Where do you start if the whole of New York State is on the table and you have no idea which corner of it suits you? I Love New York answers that by refusing to treat the state as a single destination. The site splits New York into eleven vacation regions: the Adirondacks, the Catskills, Central New York, the Chautauqua-Allegheny area, the Finger Lakes, Greater Niagara, the Hudson Valley, Long Island, New York City, Thousand Islands-Seaway, and the Capital-Saratoga region. New York City sits in there as one region among many, which is the right call, because a traveler heading for a farm stay near Chautauqua-Allegheny has almost nothing in common with one booking a hotel in Manhattan.

That regional spine shapes everything else. Each area gets its own spotlight and city guides, so trip planning starts with geography instead of a flat list of attractions someone has to mentally sort by hand. A person can settle on Central New York first and then narrow down, or arrive knowing they want a romantic weekend and let the site point them toward regions that fit. Both routes work, and neither feels grafted on as an afterthought.

Scope of the content

The Things to Do section is where the breadth shows. It is organized by category: art and culture, outdoor adventures, nature, family fun, museums, shopping, tours, and the seasonal activities that shift what I Love New York is worth visiting for at different points in the year. Romantic getaways get their own bucket. So does the kind of low-key nature trip that does not revolve around a marquee landmark. The categories are broad enough to catch most reasons a person travels, and specific enough that they do not collapse into one another.

Lodging is handled with similar range. The Places to Stay section of this business directory does not stop at hotels and motels. It pulls in resorts, camping, cabins, cottages, bed and breakfasts, inns, dude ranches, and farm stays, which is a genuinely unusual set to gather in one place. Most state tourism sites quietly assume you want a hotel. I Love New York instead treats a working farm stay near the Finger Lakes and a downtown city resort as equally legitimate ways to spend a night, and that honesty about how differently people actually travel is one of the more useful things here.

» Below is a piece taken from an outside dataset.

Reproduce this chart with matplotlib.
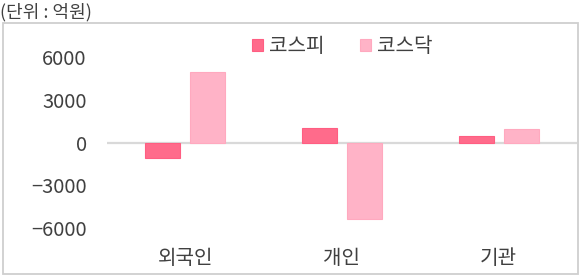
import matplotlib
matplotlib.use("Agg")
import matplotlib.pyplot as plt
from matplotlib.patches import Rectangle
import numpy as np

plt.rcParams['font.family'] = ['Noto Sans CJK KR', 'DejaVu Sans']

# data (억원)
categories = ['외국인', '개인', '기관']
kospi = [-1100, 1050, 480]
kosdaq = [4950, -5350, 950]
yticks = [-6000, -3000, 0, 3000, 6000]

kospi_color = '#FF6B8B'
kosdaq_color = '#FFB3C7'
text_color = '#404040'

W, H = 580, 277
fig = plt.figure(figsize=(W / 100, H / 100), dpi=100)

# axes placed in pixel units: x 107..577, y top 43 .. bottom 242
left, right, top, bottom = 107, 577, 43.2, 242.2
ax = fig.add_axes([left / W, 1 - bottom / H, (right - left) / W, (bottom - top) / H])

x = np.arange(len(categories))
w = 0.223
off = 0.143
ax.bar(x - off, kospi, w, color=kospi_color, edgecolor='#FF5E82', linewidth=0.8,
       label='코스피', zorder=3)
ax.bar(x + off, kosdaq, w, color=kosdaq_color, edgecolor='#FFA9BF', linewidth=0.8,
       label='코스닥', zorder=3)

ax.axhline(0, color='#D9D9D9', linewidth=1.6, zorder=2)
ax.set_xlim(-0.5, len(categories) - 0.5)
ax.set_ylim(-7000, 7000)
ax.set_yticks(yticks)
ax.set_yticklabels([f'{v}'.replace('-', '\u2212') for v in yticks])
ax.set_xticks(x)
ax.set_xticklabels(categories)
ax.tick_params(axis='y', length=0, pad=14.5, labelsize=14.5, labelcolor=text_color)
ax.tick_params(axis='x', length=0, pad=4, labelsize=14.5, labelcolor=text_color)
for s in ax.spines.values():
    s.set_visible(False)
ax.patch.set_alpha(0)

leg = fig.legend(loc='center', bbox_to_anchor=(342 / W, 1 - 47 / H), ncol=2,
                 frameon=False, fontsize=14.5, handlelength=0.55, handleheight=0.55,
                 handletextpad=0.3, columnspacing=1.75, labelcolor=text_color)

# outer frame
fig.patches.append(Rectangle((2.5 / W, 1 - 273.5 / H), 575 / W, 250.5 / H,
                             transform=fig.transFigure, fill=False,
                             edgecolor='#CFCFCF', linewidth=1.3))

fig.text(0, 1 - 12 / H, '(단위 : 억원)', fontsize=13, color=text_color,
         ha='left', va='center')

fig.savefig('out.png', dpi=100)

The events calendar is searchable and spans arts and culture, festivals, food and drink, sports, Pride events, and holiday programming. For a state this large, a calendar lives or dies on whether it surfaces things outside the obvious cities. The fact that it draws from all eleven regions gives it a fighting chance of turning up something a casual visitor would never have found otherwise.

The transportation notes deserve a mention because they are the part that usually goes missing. I Love New York spells out Amtrak discount details and routes for traveling out from New York City, which is exactly the information a visitor without a car needs and rarely gets handed cleanly. Pairing that with the regional structure means I Love New York does not silently assume everyone arrives by road, an assumption that quietly excludes a lot of travelers.

There is also an ecotourism strand for people who want their trip to lean toward low-impact outdoor experiences, woven through the regions rather than parked off in a corner. Tooling rounds out the offering: a Trip Planner builder for assembling an itinerary, downloadable travel guides for people who prefer something to read offline, and a Welcome Centers directory for travelers who still like a physical stop on the way in. The blog and travel stories section adds a narrative layer that raw listings cannot, and a newsletter exists for anyone who wants the state to keep nudging them with ideas. None of it is novel on its own, but the planning chain holds together from inspiration to a working itinerary.

What the site delivers and where it falls short

What I Love New York really delivers is coverage without forcing a single way through it. A first-time visitor can browse by region and stumble into ideas. A returning traveler who already knows they want camping in the Adirondacks can go straight to that listing and skip the inspiration phase entirely. The Trip Planner ties those threads into something portable. For leisure travelers, which is squarely who I Love New York is built for, that flexibility is the whole point.

Outside reputation is harder to read. Searching across review platforms turns up no meaningful volume of user ratings for I Love New York as a site, which is not unusual for an official state tourism resource. People tend to rate the experiences they booked, not the portal they used to find them.

Where the site gets harder to judge is depth versus breadth. A site that promises everything from a dude ranch to a Manhattan museum to a Pride festival to an Amtrak discount is covering enormous ground, and the open question is whether each of the eleven regions is maintained with the same care. The structure of I Love New York is sound and the categories are honest about how people travel. Whether a farm stay near Chautauqua-Allegheny gets listings as current and as plentiful as a hotel search in New York City is the thing a visitor only finds out once they are deep into planning. That is the doubt I Love New York does not fully put to rest, and it is a fair one to carry into the first search.